The first ‘system failure’ of my life. I now wear glasses for reading and computer work. (insert expletive here). I admit, it’s been a joyful couple of years since my wife became four-eyed, but maybe I enjoyed the fact that I didn’t need glasses yet a little too much, because it almost guaranteed I would be the future recipient of a karmic ass-bite. Today I received my comeuppance.
So what can I salvage from this tragedy? I mean, other than clear vision? Well, for one, I can play on the ‘smart people wear glasses’ things, which is a plus. I can take them on and off while delivering a monologue, jabbing the air with them to make a point, so there’s utility in them as a theatrical prop as well. If an angry guy storms in and wants to punch someone on the nose — hey, glasses, I mean, you know…? so there’s that. Lastly? Everybody else my age is wearing them, and they all look good, so maybe there’s nothing to be self-conscious about after all. And writers are famous glasses-wearers, aren’t they. Writers read a lot and write a lot, so eyestrain is an occupational hazard. I can take comfort from that.
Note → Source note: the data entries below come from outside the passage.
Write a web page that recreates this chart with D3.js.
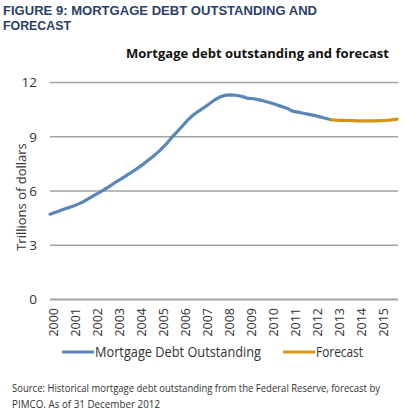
<!DOCTYPE html>
<head>
  <meta charset="utf-8">
  <script src="https://d3js.org/d3.v7.min.js"></script>
  <style>
    body { margin:0; background:#fff; }
    text { font-family: "Open Sans", sans-serif; }
  </style>
</head>
<body>
<script>
  // quarterly values, trillions of dollars
  var histStart = 2000;
  var histValues = [
    4.72, 4.82, 4.93, 5.04,
    5.14, 5.26, 5.40, 5.58,
    5.76, 5.92, 6.10, 6.30,
    6.50, 6.68, 6.88, 7.08,
    7.28, 7.50, 7.74, 7.98,
    8.26, 8.56, 8.92, 9.25,
    9.58, 9.92, 10.20, 10.42,
    10.62, 10.84, 11.06, 11.22,
    11.30, 11.32, 11.28, 11.22,
    11.12, 11.10, 11.04, 10.96,
    10.88, 10.78, 10.68, 10.58,
    10.42, 10.36, 10.30, 10.24,
    10.18, 10.10, 10.02, 9.94
  ];
  var forecastStart = 2012.75;
  var forecastValues = [
    9.94, 9.92, 9.91, 9.90, 9.89,
    9.88, 9.88, 9.88, 9.88,
    9.89, 9.90, 9.93, 9.97
  ];
  var years = d3.range(2000, 2016);
  var yTicks = [0, 3, 6, 9, 12];
  var seriesNames = ["Mortgage Debt Outstanding", "Forecast"];
  var seriesColors = ["#5a86b8", "#d6950f"];
  var titleLines = ["FIGURE 9: MORTGAGE DEBT OUTSTANDING AND", "FORECAST"];
  var sourceLines = ["Source: Historical mortgage debt outstanding from the Federal Reserve, forecast by",
                     "PIMCO. As of 31 December 2012"];

  var W = 405, H = 412;
  var svg = d3.select("body").append("svg").attr("width", W).attr("height", H);

  var x = d3.scaleLinear().domain([2000, 2015.75]).range([50, 397]);
  var y = d3.scaleLinear().domain([0, 12]).range([299.5, 82.5]);

  // titles (a font with a shorter line box so the two lines don't collide)
  var titleLen = [314, 68];
  titleLines.forEach(function(s, i) {
    svg.append("text").attr("x", 3).attr("y", 15 + i * 15)
      .style("font-family", "'Liberation Sans', Arial, sans-serif")
      .style("font-size", "13.2px").style("font-weight", "bold").attr("fill", "#2b3f68")
      .attr("textLength", titleLen[i]).attr("lengthAdjust", "spacingAndGlyphs")
      .text(s);
  });

  svg.append("text").attr("x", 389).attr("y", 58).attr("text-anchor", "end")
    .style("font-size", "12.5px").style("font-weight", "bold").attr("fill", "#111")
    .attr("textLength", 263).attr("lengthAdjust", "spacingAndGlyphs")
    .text("Mortgage debt outstanding and forecast");

  // gridlines
  svg.selectAll("line.grid").data(yTicks).enter().append("line")
    .attr("x1", 50).attr("x2", 398)
    .attr("y1", function(d) { return y(d); }).attr("y2", function(d) { return y(d); })
    .attr("stroke", "#a3a3a3").attr("stroke-width", function(d) { return d === 0 ? 2 : 1.5; });

  svg.selectAll("text.ytick").data(yTicks).enter().append("text")
    .attr("x", 37).attr("y", function(d) { return y(d); }).attr("dy", "0.36em")
    .attr("text-anchor", "end").style("font-size", "13.5px").attr("fill", "#333")
    .text(function(d) { return d; });

  svg.append("text").attr("transform", "translate(26,197) rotate(-90)")
    .attr("text-anchor", "middle").style("font-size", "13px").attr("fill", "#333")
    .text("Trillions of dollars");

  // x labels
  svg.selectAll("text.xtick").data(years).enter().append("text")
    .attr("transform", function(d) { return "translate(" + (x(d) + 3) + ",308) rotate(-90)"; })
    .attr("dy", "0.36em").attr("text-anchor", "end")
    .style("font-size", "12.5px").attr("fill", "#333")
    .text(function(d) { return d; });

  // lines
  var line = d3.line()
    .x(function(d) { return x(d.t); })
    .y(function(d) { return y(d.v); });

  var hist = histValues.map(function(v, i) { return { t: histStart + i / 4, v: v }; });
  var fc = forecastValues.map(function(v, i) { return { t: forecastStart + i / 4, v: v }; });

  [hist, fc].forEach(function(s, i) {
    svg.append("path").datum(s).attr("d", line)
      .attr("fill", "none").attr("stroke", seriesColors[i])
      .attr("stroke-width", 3.2).attr("stroke-linejoin", "round").attr("stroke-linecap", "round");
  });

  // legend
  var legX = [62, 283];
  seriesNames.forEach(function(n, i) {
    svg.append("line").attr("x1", legX[i]).attr("x2", legX[i] + 32)
      .attr("y1", 352).attr("y2", 352)
      .attr("stroke", seriesColors[i]).attr("stroke-width", 3);
    svg.append("text").attr("x", legX[i] + 33).attr("y", 357)
      .style("font-size", "14px").attr("fill", "#333")
      .attr("textLength", i === 0 ? 166 : 47).attr("lengthAdjust", "spacingAndGlyphs")
      .text(n);
  });

  // source
  var sourceLen = [368, 148];
  sourceLines.forEach(function(s, i) {
    svg.append("text").attr("x", 12).attr("y", 392 + i * 16)
      .style("font-size", "10px").attr("fill", "#333")
      .attr("textLength", sourceLen[i]).attr("lengthAdjust", "spacingAndGlyphs")
      .text(s);
  });
</script>
</body>
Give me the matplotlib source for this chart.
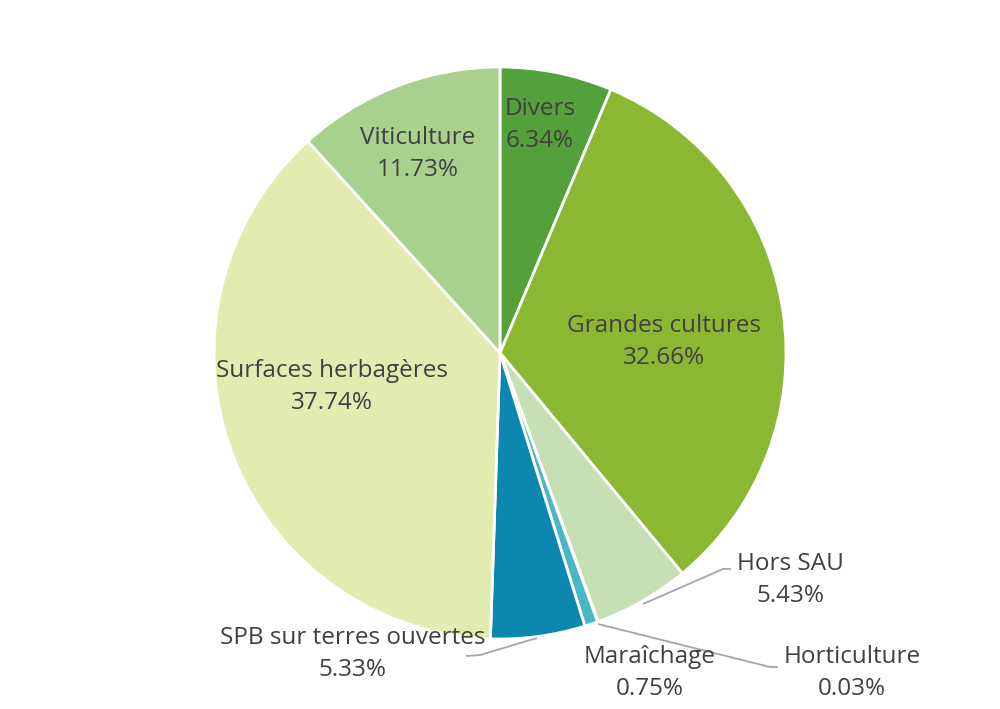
import matplotlib
matplotlib.use("Agg")
import matplotlib.pyplot as plt

categories = ["Divers", "Grandes cultures", "Hors SAU", "Horticulture", "Maraîchage",
              "SPB sur terres ouvertes", "Surfaces herbagères", "Viticulture"]
values = [6.34, 32.66, 5.43, 0.03, 0.75, 5.33, 37.74, 11.73]
colors = ["#54A03A", "#8AB833", "#C5E0B4", "#2E75B6", "#4BB7C6", "#0C87B0", "#E4EBB1", "#A9D18E"]

# label positions in pixel coordinates (x, y from top)
label_pos = {
    "Divers": (540, 125),
    "Grandes cultures": (664, 342),
    "Hors SAU": (790, 580),
    "Horticulture": (852, 673),
    "Maraîchage": (650, 673),
    "SPB sur terres ouvertes": (353, 654),
    "Surfaces herbagères": (332, 387),
    "Viticulture": (418, 154),
}
leaders = {
    "Hors SAU": [(643, 604), (723, 569), (731, 569)],
    "Horticulture": [(598, 624), (770, 667), (778, 667)],
    "SPB sur terres ouvertes": [(537, 638), (480, 655), (466, 656)],
}

W, H = 1000, 709
fig = plt.figure(figsize=(W / 100, H / 100), dpi=100)
ax = fig.add_axes([0, 0, 1, 1])

cx, cy, r = 500, H - 353, 286
ax.pie(values, colors=colors, startangle=90, counterclock=False,
       center=(cx, cy), radius=r, frame=True,
       wedgeprops=dict(edgecolor="white", linewidth=2.0))
ax.set_xlim(0, W)
ax.set_ylim(0, H)
ax.set_aspect("equal")
ax.axis("off")

for name, pts in leaders.items():
    xs = [p[0] for p in pts]
    ys = [H - p[1] for p in pts]
    ax.plot(xs, ys, color="#A6A6A6", linewidth=1.3, solid_capstyle="butt")

for name, v in zip(categories, values):
    x, y = label_pos[name]
    ax.text(x, H - y, f"{name}\n{v:.2f}%", ha="center", va="center",
            fontsize=17.5, color="#404040", family="Open Sans", linespacing=1.42)

fig.savefig("out.png", dpi=100)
My one misgiving is that I occasionally enjoyed the sensation of not seeing everything clearly. Funny-odd things were always happening at the edge of my vision. I would see the shape of people, animals, shadowy movements, then look up and there would be nothing there. Nothing, or something utterly mundane, and I’d be surprised at my disappointment. The frisson of these moments can’t help but filter into your mind, the inkling that things aren’t as they seem, and that in my opinion was fuel for the writerly fire that might sustain me when all my creative juices were spent.
Anyway, enough said. As the late Gabriel García Márquez once commented on the subject of getting older: “Don’t cry because it came to an end, smile because it happened.”